Youth Perspective: 1.5 degrees from a post-apocalyptic landscape
1.5 degrees from a post-apocalyptic landscape
Vicente Vazquez, a former Azuero Earth Project Intern, shares his thoughts about the future of Azuero.
We tend to evaluate all that we can using numbers, quantifying what we need and this gives us pleasure; we count the amount of forests, water, and animals in order to show statistics of how our habitat is being destroyed and to create awareness of the harm that will keep continuing with our actual lifestyles. 1.5 didn’t look like a very exorbitant number and thus, it lacks importance for many; it seems paranoid to think that our lifestyle could be affected by a numerically small increase in the temperature, but nature doesn’t know numbers, it only knows thresholds where the equilibrium is maintained, and others, where the system collapses. The ecosystems found ways to mitigate the imbalance induced by human activity, but a long time ago we passed this capacity and from that moment on, the temperature began to increase gradually. We can handle the consequences through adaptation, but this would just be to postpone the inevitable.
Panama is a country with relatively low CO2 emissions. For a moment, we can feel free of blame, we can blame other nations for the effects of climate change, but we are omitting the fact that the entire economy is based on carbon. Every product, food, and service that we acquire generates CO2 emissions, and it does not stop there; they continue on to solid waste that accumulates day after day.
I live in Herrera province in Panama; we are part of the dry arc, an area that is affected every year by the El Niño phenomenon. Many senior citizens comment how in their youth, this region was a cooler place; actually the estimates for the region say that by 2050, precipitation will decrease from 23% to 1.5% and the temperature would be increasing by 2 degrees or more. Every summer we see that our streams are completely dry and our main river has lowered in height such that the concentration of dirt and waste again becomes more evident. It has been years since the rain came in quantities sufficient to alleviate heat and the evaporation of rivers. Furthermore, our forests have been replaced by farmland and extensive cattle raising. It is this scenario that I pose to my country, if the mean temperature rises by 1.5 degrees, not only will we encounter lower rainfall and higher temperatures, we will also find their causes in trying to adapt to the adverse conditions.
The effects of the scarce rainfall would start to affect our diet based on grains, like corn and rice. The harvests will be less and less profitable over time and in order to continue supplying the population’s demand that keeps dizzily increasing, we will have to employ GMOs in order to deal with the heat and the absence of water. We will have to increase the hectares of land we use to cultivate crops and raise animals, which is the other component of our diet; the meat of cows, pigs, and poultry, animals that will be affected by the droughts and the heat; the production of meat with an extensive model like the one being used now will be much more costly, but one will need to invest many scarce resources like water and hectares of pasture in order to keep obtaining meat. All of this will only make the price of food increase, and we will have to import more, and the forests will have to be destroyed, leaving us without any defense to deal with the increase of 1.5 degrees. Without trees that protect the watersheds, the water will simply become vapor.

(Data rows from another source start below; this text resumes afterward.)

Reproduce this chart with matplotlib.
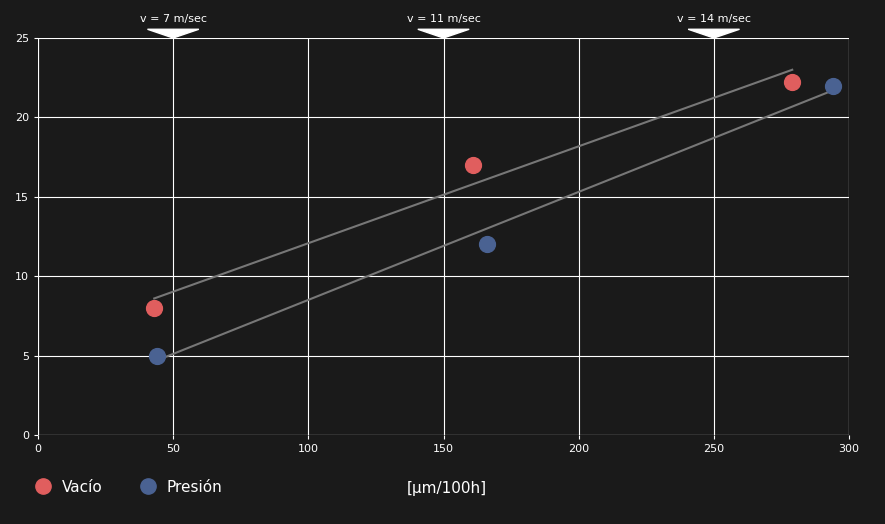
import matplotlib.pyplot as plt
from matplotlib.patches import Polygon
from matplotlib.lines import Line2D

bg = "#1a1a1a"
vacio_x = [43, 161, 279]
vacio_y = [8, 17, 22.2]
presion_x = [44, 166, 294]
presion_y = [5, 12, 22]
vacio_trend_x = [43, 279]
vacio_trend_y = [8.6, 23.0]
presion_trend_x = [44, 294]
presion_trend_y = [4.7, 21.7]
speed_x = [50, 150, 250]
speed_labels = ["v = 7 m/sec", "v = 11 m/sec", "v = 14 m/sec"]

fig = plt.figure(figsize=(8.85, 5.24), dpi=100, facecolor=bg)
ax = fig.add_axes([38/885, 89/524, 811/885, 397/524], facecolor=bg)
ax.set_xlim(0, 300)
ax.set_ylim(0, 25)
ax.set_xticks(range(0, 301, 50))
ax.set_yticks(range(0, 26, 5))
ax.grid(True, color="white", linewidth=0.8)
ax.tick_params(colors="white", labelsize=8, length=3)
for s in ax.spines.values():
    s.set_visible(False)
ax.axhline(0, color="white", linewidth=0.8)
ax.axvline(0, color="white", linewidth=0.8)
ax.axvline(300, color="white", linewidth=0.8)

ax.plot(vacio_trend_x, vacio_trend_y, color="#777777", linewidth=1.5)
ax.plot(presion_trend_x, presion_trend_y, color="#777777", linewidth=1.5)
ax.scatter(vacio_x, vacio_y, s=130, color="#e05e5e", zorder=3)
ax.scatter(presion_x, presion_y, s=130, color="#4a6292", zorder=3)

for x, lab in zip(speed_x, speed_labels):
    ax.text(x, 1.035, lab, transform=ax.get_xaxis_transform(), color="white",
            fontsize=8, ha="center", va="bottom")
    tri = Polygon([[x - 9.5, 1.022], [x + 9.5, 1.022], [x, 1.0]], closed=True,
                  transform=ax.get_xaxis_transform(), color="white", clip_on=False)
    ax.add_patch(tri)

handles = [Line2D([], [], marker="o", linestyle="", markersize=11, color="#e05e5e"),
           Line2D([], [], marker="o", linestyle="", markersize=11, color="#4a6292")]
fig.legend(handles, ["Vacío", "Presión"], loc="lower left", bbox_to_anchor=(0.016, 0.03),
           ncol=2, frameon=False, labelcolor="white", fontsize=11, handletextpad=0.2,
           columnspacing=2.0)
fig.text(0.505, 0.068, "[µm/100h]", color="white", fontsize=11, ha="center", va="center")

fig.savefig("out.png", dpi=100, facecolor=bg)
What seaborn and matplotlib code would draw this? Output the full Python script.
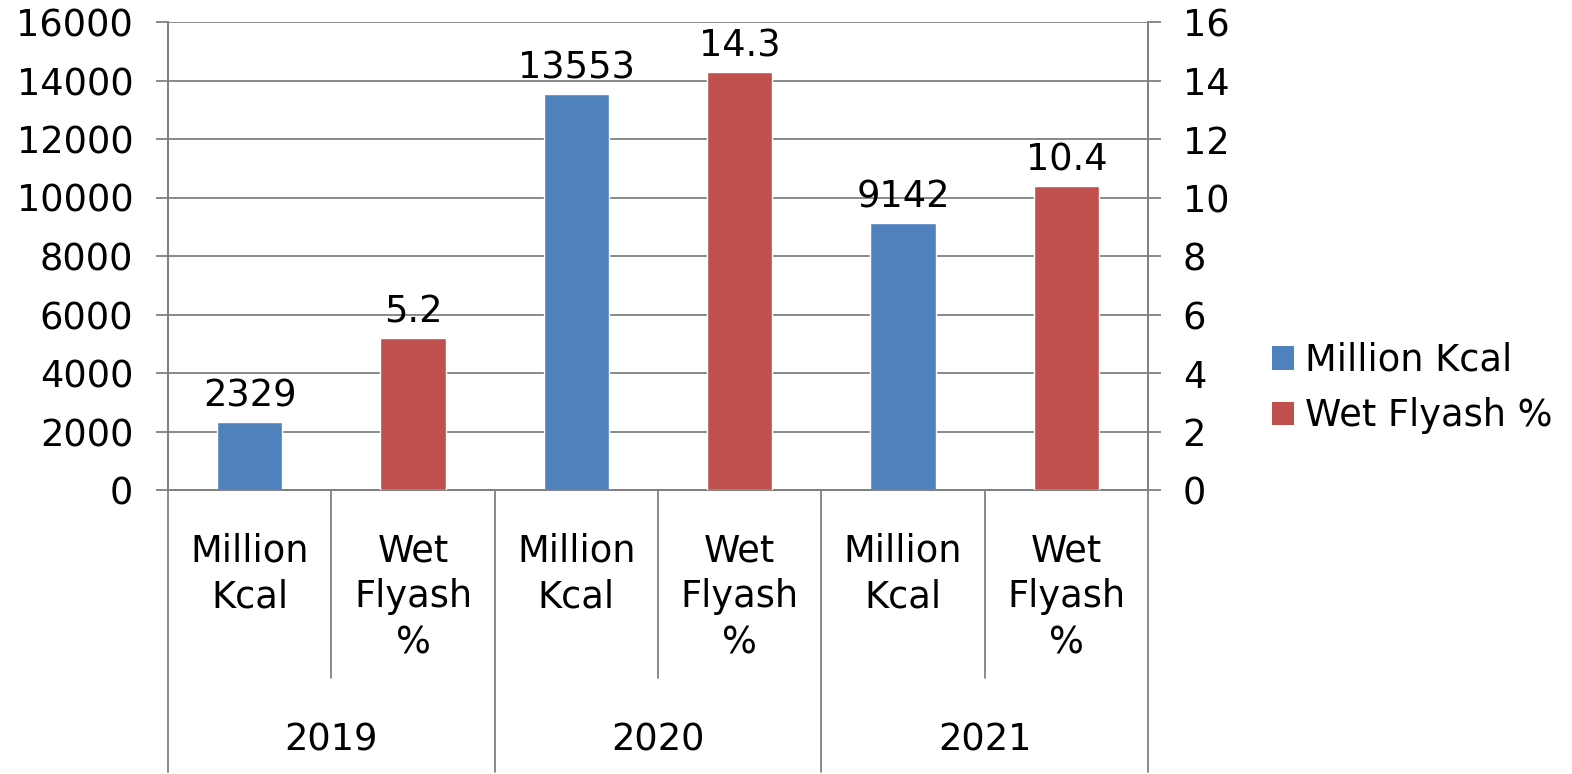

Biodiversity will suffer a hard hit, the wild animals, unlike us, don’t have the capacity to adapt to the change of temperature in a short time, their population will be drastically reduced by the shortages of water, habitats, and food. Previously, we have already brought various species in the Azuero region to the verge of extinction, the indiscriminate hunting and the destruction of their habitats have been sufficient, the question is: How much more can the wild animals of Panama endure?
The lack of water in the rivers will reduce the hydroelectric energy production, thus the prices of energy will increasingly fluctuate; furthermore, one must consider the negative effects that the Panama Canal will suffer. Depending on the level of the reservoirs, which can supply the demand of the maritime trade and be the spearhead of a country dedicated to services, their poor functioning will bring a recession that will impede a healthy public investment and will make difficult the possibility of adapting to the temperature increase. The economy will become unstable because we will have to increase our national debt in order for us to successfully adapt and survive.
With a country without water, with food shortages, deforested forests, low biodiversity, and an unstable economy, social problems will become inevitable. Our primitive drive for survival will emerge, and without cooperation, the system will simply collapse.